Ukraine recently revoked all of its special economic sanctions imposed by the country’s Department of Economy, Trade and Agriculture before Feb. 7, according to a Feb. 7 post from Baker McKenzie, referencing a notice from Ukraine. The move, which will lift sanctions on about 27,000 companies, will take effect March 6, the post said. The sanctions removals do not affect sanctions issued by Ukraine’s National Security and Defense Council.
The United Kingdom’s Office of Financial Sanctions Implementation amended its entry for Seka Baluku under designations related to the Democratic Republic of the Congo, according to a Feb. 13 notice. Baluku, leader of the Allied Democratic Forces, a Uganda-based terrorist organization, is still subject to an asset freeze. He was sanctioned by the U.K. and the United Nations Security Council earlier this month (see 2002070010).
The Commerce Department Bureau of Industry and Security asked for an 8% boost in funding for the 2021 fiscal year to increase export control compliance and enforcement, bolster initiatives to counter China, and to better identify emerging and foundational technologies. BIS’s request for a $10 million budget increase, submitted to Congress last week, comes as the agency plans to roll out a series of export controls on sensitive technologies (see 1912160032), which will increase its involvement in the Trump administration's effort to sustain the U.S.'s technological advantage over China. BIS specifically asked for just over $1 million and five new positions to help it control emerging and foundational technologies and enforce those controls.
The United Kingdom is extending the deadline for companies to apply for funding for customs training (see 2001220051) as the U.K. leaves the European Union, the U.K.’s revenue and customs agency said in a Feb. 10 notice. The grant funding deadline, which was originally set to expire Jan. 31, 2020, was extended one year to Jan. 31, 2021, the notice said. The U.K. said it has awarded the equivalent of about $21 million in grants, with about $10 million still remaining in the program.
The Treasury Department made several technical changes to the final regulations for the Foreign Investment Risk Review Modernization Act (see 2001140060), which are intended to “improve the clarity of the rule,” the agency said in a notice. The corrections took effect Feb. 13 and the notice is scheduled to be published in the Federal Register Feb. 18. The final FIRRMA regulations took effect Feb. 13 (see 2002110042).
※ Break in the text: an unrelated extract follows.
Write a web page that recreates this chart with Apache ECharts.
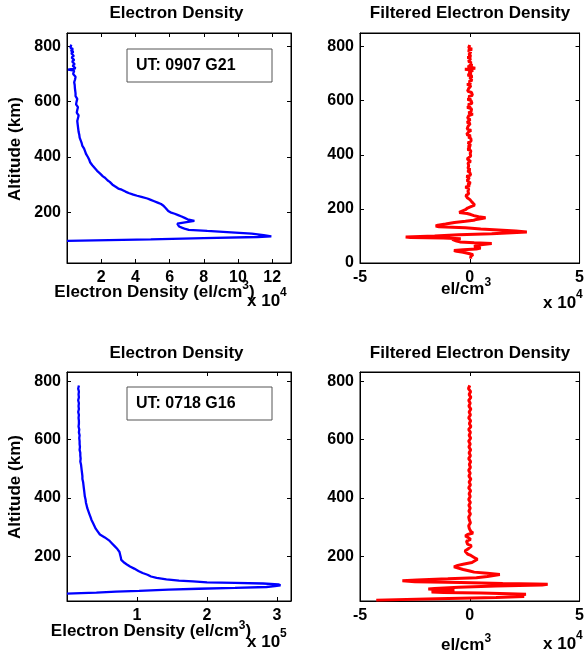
<!DOCTYPE html>
<html><head><meta charset="utf-8">
<script src="https://cdn.jsdelivr.net/npm/echarts@6/dist/echarts.min.js"></script>
<style>html,body{margin:0;padding:0;background:#fff}#c{width:587px;height:654px}</style>
</head><body><div id="c"></div>
<script>
// ---------- data: [altitude km, value] ----------
// Top-left: electron density (x 10^4 el/cm^3), UT 0907 G21
const profileTop = [[806,0.25],[800,0.32],[795,0.2],[790,0.35],[785,0.22],[780,0.38],[775,0.25],[770,0.3],[765,0.4],[760,0.27],[755,0.35],[750,0.42],[745,0.3],[740,0.38],[735,0.45],[730,0.33],[725,0.4],[720,0.5],[716,0.06],[712,0.42],[705,0.48],[700,0.36],[695,0.44],[690,0.5],[685,0.4],[680,0.47],[675,0.52],[670,0.42],[665,0.5],[660,0.45],[655,0.55],[650,0.46],[645,0.52],[640,0.48],[635,0.56],[630,0.5],[625,0.58],[620,0.5],[615,0.54],[610,0.6],[605,0.52],[600,0.56],[595,0.62],[590,0.53],[585,0.58],[580,0.64],[575,0.55],[570,0.6],[565,0.66],[560,0.57],[555,0.6],[550,0.68],[545,0.58],[540,0.64],[535,0.7],[530,0.6],[525,0.66],[520,0.62],[515,0.7],[510,0.64],[505,0.68],[500,0.66],[495,0.72],[490,0.68],[485,0.74],[480,0.72],[475,0.76],[470,0.74],[465,0.8],[460,0.8],[455,0.84],[450,0.86],[445,0.92],[440,0.9],[435,0.98],[430,1.0],[425,1.04],[420,1.06],[415,1.12],[410,1.12],[405,1.2],[400,1.22],[395,1.26],[390,1.3],[385,1.38],[380,1.36],[375,1.42],[370,1.48],[365,1.52],[360,1.62],[355,1.68],[350,1.76],[345,1.86],[340,1.94],[335,2.04],[330,2.1],[325,2.22],[320,2.3],[315,2.38],[310,2.5],[305,2.6],[300,2.66],[295,2.78],[290,2.86],[286,3.0],[282,3.2],[278,3.3],[275,3.42],[270,3.6],[264,3.88],[260,4.1],[256,4.35],[250,4.7],[245,4.9],[240,5.1],[235,5.3],[230,5.5],[225,5.62],[220,5.72],[215,5.78],[210,5.86],[205,5.92],[200,6.05],[195,6.3],[190,6.5],[185,6.7],[180,6.88],[175,7.05],[169,7.45],[164,6.9],[159,6.45],[154,6.5],[149,6.55],[144,6.75],[140,6.92],[137,7.12],[133,8.2],[128,9.6],[123,10.8],[118,11.5],[113,11.95],[111,11.15],[107,8.0],[102,4.9],[97,0.0]];

// Top-right: filtered electron density (x 10^4 el/cm^3)
const filteredTop = [[806,0.0],[800,0.08],[795,-0.05],[790,0.1],[785,-0.08],[780,0.05],[775,0.12],[770,-0.04],[765,0.06],[760,-0.1],[755,0.04],[750,0.1],[745,-0.06],[740,0.08],[735,-0.02],[730,0.12],[725,-0.1],[720,0.25],[716,-0.22],[712,0.15],[705,-0.05],[700,0.08],[695,-0.1],[690,0.12],[685,0.0],[680,-0.08],[675,0.1],[670,-0.04],[665,0.06],[660,-0.12],[655,0.05],[650,0.1],[645,-0.05],[640,0.04],[635,-0.1],[630,0.08],[625,0.0],[620,0.12],[615,-0.06],[610,0.05],[605,-0.1],[600,0.06],[595,0.0],[590,0.1],[585,-0.08],[580,0.04],[575,-0.12],[570,0.08],[565,0.0],[560,0.06],[555,-0.06],[550,0.14],[545,-0.04],[540,0.05],[535,-0.1],[530,0.02],[525,0.08],[520,-0.12],[515,0.02],[510,0.08],[505,-0.08],[500,0.0],[495,-0.12],[490,0.06],[485,-0.05],[480,0.02],[475,-0.14],[470,0.04],[465,-0.06],[460,0.05],[455,-0.02],[450,0.06],[445,-0.08],[440,0.0],[435,0.04],[430,-0.08],[425,0.02],[420,-0.1],[415,0.05],[410,-0.04],[405,0.02],[400,-0.06],[395,0.04],[390,-0.02],[385,-0.12],[380,-0.05],[375,0.04],[370,-0.08],[365,0.0],[360,-0.05],[355,0.03],[350,-0.08],[345,0.02],[340,-0.1],[335,0.0],[330,-0.05],[325,0.04],[320,-0.15],[315,-0.02],[310,0.02],[305,-0.12],[300,-0.05],[295,0.03],[290,-0.1],[285,0.0],[280,-0.2],[275,-0.05],[270,0.02],[265,-0.08],[260,-0.12],[255,-0.05],[250,-0.18],[245,-0.2],[240,-0.1],[235,0.0],[230,0.05],[225,0.1],[220,0.15],[214,0.22],[208,0.05],[203,-0.1],[197,-0.2],[192,-0.35],[187,-0.48],[183,-0.12],[179,0.05],[175,0.19],[171,0.4],[167,0.72],[164,0.55],[161,0.3],[158,0.18],[154,-0.2],[150,-0.7],[144,-1.1],[140,-1.45],[137,-1.55],[134,-1.4],[130,-0.2],[126,0.5],[122,1.3],[118,2.1],[115,2.6],[112,2.55],[108,1.0],[104,-0.5],[100,-1.6],[96,-2.92],[94,-2.7],[92,-1.2],[90,-0.41],[87,-0.8],[84,-0.88],[81,-0.6],[78,-0.45],[75,0.2],[72,1.0],[70,1.05],[67,0.5],[64,0.3],[61,0.2],[58,0.35],[55,0.5],[52,0.3],[49,-0.3],[46,-0.72],[43,-0.6],[40,-0.3],[37,-0.25],[34,0.0],[31,0.15],[28,0.2],[25,0.05],[22,0.12],[19,0.0],[16,0.04]];

// Bottom-left: electron density (x 10^5 el/cm^3), UT 0718 G16
const profileBottom = [[786,0.17],[775,0.16],[765,0.17],[755,0.165],[745,0.17],[735,0.16],[725,0.17],[715,0.165],[705,0.17],[695,0.16],[685,0.17],[675,0.165],[665,0.17],[655,0.17],[645,0.165],[635,0.175],[625,0.17],[615,0.18],[605,0.175],[595,0.18],[585,0.18],[575,0.185],[565,0.18],[555,0.19],[545,0.19],[535,0.195],[525,0.19],[515,0.2],[505,0.205],[495,0.21],[485,0.215],[475,0.22],[465,0.22],[455,0.23],[445,0.235],[435,0.24],[425,0.245],[415,0.25],[405,0.255],[395,0.265],[385,0.27],[375,0.28],[365,0.29],[355,0.305],[345,0.32],[335,0.335],[325,0.35],[315,0.37],[305,0.39],[295,0.41],[285,0.44],[275,0.47],[265,0.54],[255,0.6],[245,0.64],[235,0.68],[225,0.72],[215,0.75],[205,0.76],[195,0.77],[188,0.775],[183,0.79],[178,0.82],[173,0.85],[165,0.9],[158,0.96],[150,1.02],[143,1.08],[137,1.15],[131,1.2],[126,1.28],[121,1.42],[117,1.6],[114,1.8],[111,2.0],[109,2.4],[107,2.8],[104,3.02],[101,3.05],[98,2.97],[95,2.85],[92,2.4],[89,1.88],[86,1.45],[82,1.03],[79,0.7],[76,0.42],[74,0.2],[72,0.0]];

// Bottom-right: filtered electron density (x 10^4 el/cm^3)
const filteredBottom = [[786,0.0],[775,-0.06],[765,0.04],[755,-0.03],[745,0.05],[735,-0.05],[725,0.02],[715,-0.04],[705,0.05],[695,-0.03],[685,0.03],[675,-0.05],[665,0.04],[655,-0.02],[645,0.05],[635,-0.05],[625,0.03],[615,-0.03],[605,0.04],[595,-0.05],[585,0.02],[575,-0.04],[565,0.04],[555,-0.03],[545,0.03],[535,-0.05],[525,0.04],[515,-0.02],[505,0.03],[495,-0.05],[485,0.02],[475,-0.04],[465,0.05],[455,-0.03],[445,0.03],[435,-0.05],[425,0.04],[415,-0.03],[405,0.02],[395,-0.05],[385,0.03],[375,-0.04],[365,0.02],[355,-0.04],[345,0.03],[335,-0.05],[325,-0.02],[315,0.03],[305,-0.05],[295,-0.02],[285,0.05],[280,0.15],[275,-0.1],[270,-0.2],[265,-0.08],[258,0.04],[252,-0.15],[247,-0.22],[242,-0.1],[236,0.08],[230,0.05],[224,-0.1],[218,-0.22],[213,-0.28],[208,-0.1],[203,0.05],[196,0.2],[190,0.35],[184,0.35],[179,0.1],[174,-0.25],[169,-0.55],[164,-0.72],[160,-0.65],[155,-0.3],[150,0.0],[146,0.2],[142,0.8],[138,1.37],[135,1.3],[131,0.8],[127,0.3],[123,-1.0],[119,-2.4],[116,-3.07],[113,-2.5],[110,-0.41],[107,1.5],[105,3.0],[104,3.55],[102,3.3],[98,1.2],[94,-0.5],[90,-1.6],[88,-1.89],[86,-1.5],[84,-0.7],[82,-0.9],[80,-1.6],[78,-1.74],[76,-1.2],[74,0.5],[72,1.8],[70,2.56],[67,2.2],[64,2.0],[62,2.48],[59,1.2],[55,-1.5],[50,-4.26]];

// tick labels
const ticksXTopLeft = [2,4,6,8,10,12];
const ticksXBottomLeft = [1,2,3];
const ticksXFiltered = [-5,0,5];
const ticksYTopLeft = [200,400,600,800];
const ticksYTopRight = [0,200,400,600,800];
const ticksYBottom = [200,400,600,800];

// ---------- chart ----------
const FONT = '"Liberation Sans", Arial, Helvetica, sans-serif';
const chart = echarts.init(document.getElementById('c'), null, {renderer:'canvas'});

const grids = [
  {left:67, top:33, width:224, height:230},
  {left:360, top:33, width:225, height:230},
  {left:67, top:372, width:224, height:229},
  {left:360, top:372, width:225, height:229}
];

function axisPair(kind, gi, min, max, ticks) {
  const base = {
    type:'value', gridIndex:gi, min:min, max:max,
    axisLine:{show:true, onZero:false, lineStyle:{color:'#000', width:1}},
    axisTick:{show:true, inside:true, length:4, customValues:ticks, lineStyle:{color:'#000', width:1}},
    splitLine:{show:false}
  };
  const main = Object.assign({}, base, {
    position: kind === 'x' ? 'bottom' : 'left',
    axisLabel:{show:true, customValues:ticks, margin:kind === 'x' ? 7 : 6, color:'#000', fontFamily:FONT, fontWeight:'bold', fontSize:16}
  });
  const mirror = Object.assign({}, base, {
    position: kind === 'x' ? 'top' : 'right',
    axisLabel:{show:false}
  });
  return [main, mirror];
}

const xAxes = [].concat(
  axisPair('x', 0, 0, 13.1, ticksXTopLeft),
  axisPair('x', 1, -5, 5, ticksXFiltered),
  axisPair('x', 2, 0, 3.2, ticksXBottomLeft),
  axisPair('x', 3, -5, 5, ticksXFiltered)
);
const yAxes = [].concat(
  axisPair('y', 0, 17, 848, ticksYTopLeft),
  axisPair('y', 1, 0, 850, ticksYTopRight),
  axisPair('y', 2, 47, 832, ticksYBottom),
  axisPair('y', 3, 47, 832, ticksYBottom)
);

function mk(gi, arr, color, w) {
  return {
    type:'line', xAxisIndex:gi*2, yAxisIndex:gi*2,
    data: arr.map(p => [p[1], p[0]]),
    showSymbol:false, symbol:'none', clip:true, animation:false,
    lineStyle:{color:color, width:w}
  };
}

const richMain = {fontSize:17, fontWeight:'bold', fontFamily:FONT, fill:'#000', lineHeight:24};
const richSup = {fontSize:12, fontWeight:'bold', fontFamily:FONT, fill:'#000', lineHeight:12, verticalAlign:'top'};
const richMain2 = Object.assign({}, richMain, {lineHeight:28});

function txt(x, y, text, size, opts) {
  return Object.assign({
    type:'text', x:x, y:y, z:100,
    style:{text:text, fill:'#000', fontSize:size, fontWeight:'bold', fontFamily:FONT, align:'center', verticalAlign:'middle'}
  }, opts || {});
}
function rich(x, y, text, align, lh) {
  return {type:'text', x:x, y:y, z:100,
    style:{text:text, align:align, verticalAlign:'middle', rich:{a: lh ? richMain2 : richMain, s:richSup}}};
}

const graphics = [
  txt(176.5, 13.5, 'Electron Density', 17),
  txt(470, 13.5, 'Filtered Electron Density', 17),
  txt(176.5, 353.5, 'Electron Density', 17),
  txt(470, 353.5, 'Filtered Electron Density', 17),
  txt(15.5, 149, 'Altitude (km)', 17, {rotation:Math.PI/2}),
  txt(15.5, 487, 'Altitude (km)', 17, {rotation:Math.PI/2}),
  rich(154.5, 292, '{a|Electron Density (el/cm}{s|3}{a|)}', 'center'),
  rich(247, 301, '{a|x 10}{s|4}', 'left', true),
  rich(466, 289, '{a|el/cm}{s|3}', 'center'),
  rich(543, 303, '{a|x 10}{s|4}', 'left', true),
  rich(151, 631.5, '{a|Electron Density (el/cm}{s|3}{a|)}', 'center'),
  rich(247, 642, '{a|x 10}{s|5}', 'left', true),
  rich(466, 645, '{a|el/cm}{s|3}', 'center'),
  rich(543, 644, '{a|x 10}{s|4}', 'left', true),
  {type:'rect', z:90, shape:{x:127, y:49, width:145, height:33}, style:{fill:'#fff', stroke:'#555', lineWidth:1}},
  txt(136, 65.5, 'UT: 0907 G21', 16, {style:{text:'UT: 0907 G21', fill:'#000', fontSize:16, fontWeight:'bold', fontFamily:FONT, align:'left', verticalAlign:'middle'}}),
  {type:'rect', z:90, shape:{x:127, y:387, width:145, height:33}, style:{fill:'#fff', stroke:'#555', lineWidth:1}},
  txt(136, 403.5, 'UT: 0718 G16', 16, {style:{text:'UT: 0718 G16', fill:'#000', fontSize:16, fontWeight:'bold', fontFamily:FONT, align:'left', verticalAlign:'middle'}})
];

chart.setOption({
  animation:false,
  backgroundColor:'#fff',
  grid: grids.map(g => Object.assign({show:true, borderColor:'#000', borderWidth:1, backgroundColor:'#fff', containLabel:false}, g)),
  xAxis: xAxes,
  yAxis: yAxes,
  series: [
    mk(0, profileTop, '#0000ff', 2.3),
    mk(1, filteredTop, '#ff0000', 3),
    mk(2, profileBottom, '#0000ff', 2.3),
    mk(3, filteredBottom, '#ff0000', 3)
  ],
  graphic: graphics
});
</script>
</body></html>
California-based Alpha and Omega Semiconductor is being investigated by the Justice Department for export control violations relating to shipments to Huawei, the company said in a Feb. 5 press release. The company said it has been ordered by the Commerce Department to stop all shipments to Huawei and is working with the agency to “resolve this issue.” The semiconductor company has an export control compliance program in place and is committed “to comply fully” with U.S. export laws, but said it expects revenue hits due to penalties “incurred in connection with the investigation” and by the “Huawei shipment interruption.”